Printed in Votes and Proceedings of the House of Representatives of the Province of Pennsylvania, 1767–1768 (Philadelphia, 1768), pp. 8–9.

[February 20, 1768]

Gentlemen,

We are particularly enjoined by the House of Assembly, now sitting, to request that you would co-operate with the Agents of the other colonies in any decent and respectful Application to Parliament, in case such Application is made by them for a Repeal of the late Act imposing Duties on the Importation of Paper, Glass, &c. into the American Provinces, which Act is looked upon highly injurious to the Rights of the People, and our commercial Interest.6 We are likewise directed to transmit you Copies of the several Messages which have passed between the two Branches of the Legislature, with the other Papers and Proofs taken and laid before the House during the present Sitting, which demonstrate the present unhappy State of the Province, and the Necessity of your fulfilling the Instructions you have received from the several late Assemblies, confirmed by this House in our Letter of the seventeenth of October last, 7 to prosecute to an Issue the Petitions now before His Majesty, with the most careful Attention to those Instructions, that all the Charter and legal Rights and Privileges are preserved and secured to the Inhabitants of this Province, and not otherwise. Mr. Jackson’s8 Letter of the ninth of December, was Yesterday read in the House, and we are ordered again to request that you would not miss any Opportunity of endeavouring to obtain a Repeal of the Act restraining the legal Tender of Paper Bills of Credit, for should a Rupture with the Indians unhappily take Place, which we have too much Reason to dread, the Assemblies must find it attended with the greatest Difficulty, if not impracticable, to raise the necessary Supplies.9 We are your respectful Friends,

William Rodman, Joseph Galloway, Speaker,
Isaac Pearson, James Pemberton,
Joseph Fox, John Ross,
Joseph Richardson, Thomas Livezey.
[Note numbering follows the Franklin Papers source.]

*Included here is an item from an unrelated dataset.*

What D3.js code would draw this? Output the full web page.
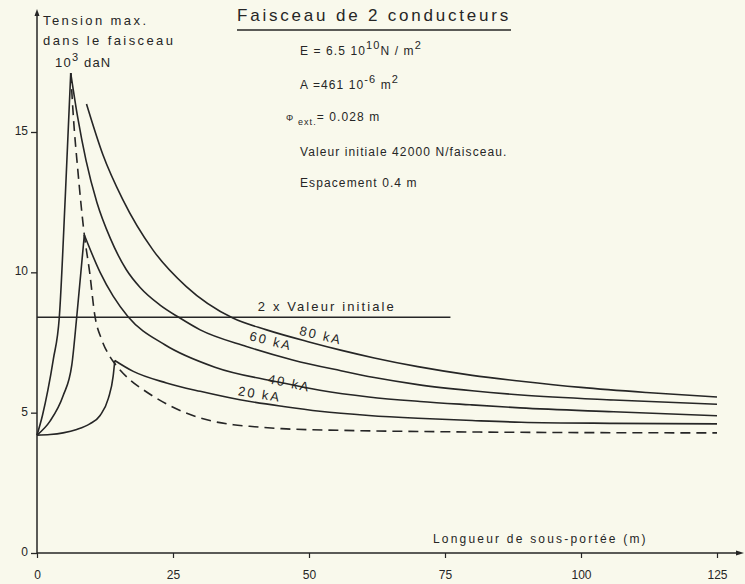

6Deliberations on the Townshend duties, change of government from proprietary to royal, and repeal of the Currency Act appear in 8 Pa. Arch., VII, 5946–7, 6181–4, 6188–93.

7Above, XIV, 285–8.

8For Richard Jackson, BF’s colleague as agent for Pennsylvania, see above, V, 148 n.

9For the signers see the Committee’s letter to BF above, Jan. 19, 1768. The present letter was delayed in Philadelphia for more than a fortnight; see Galloway to BF below, March 10, 1768.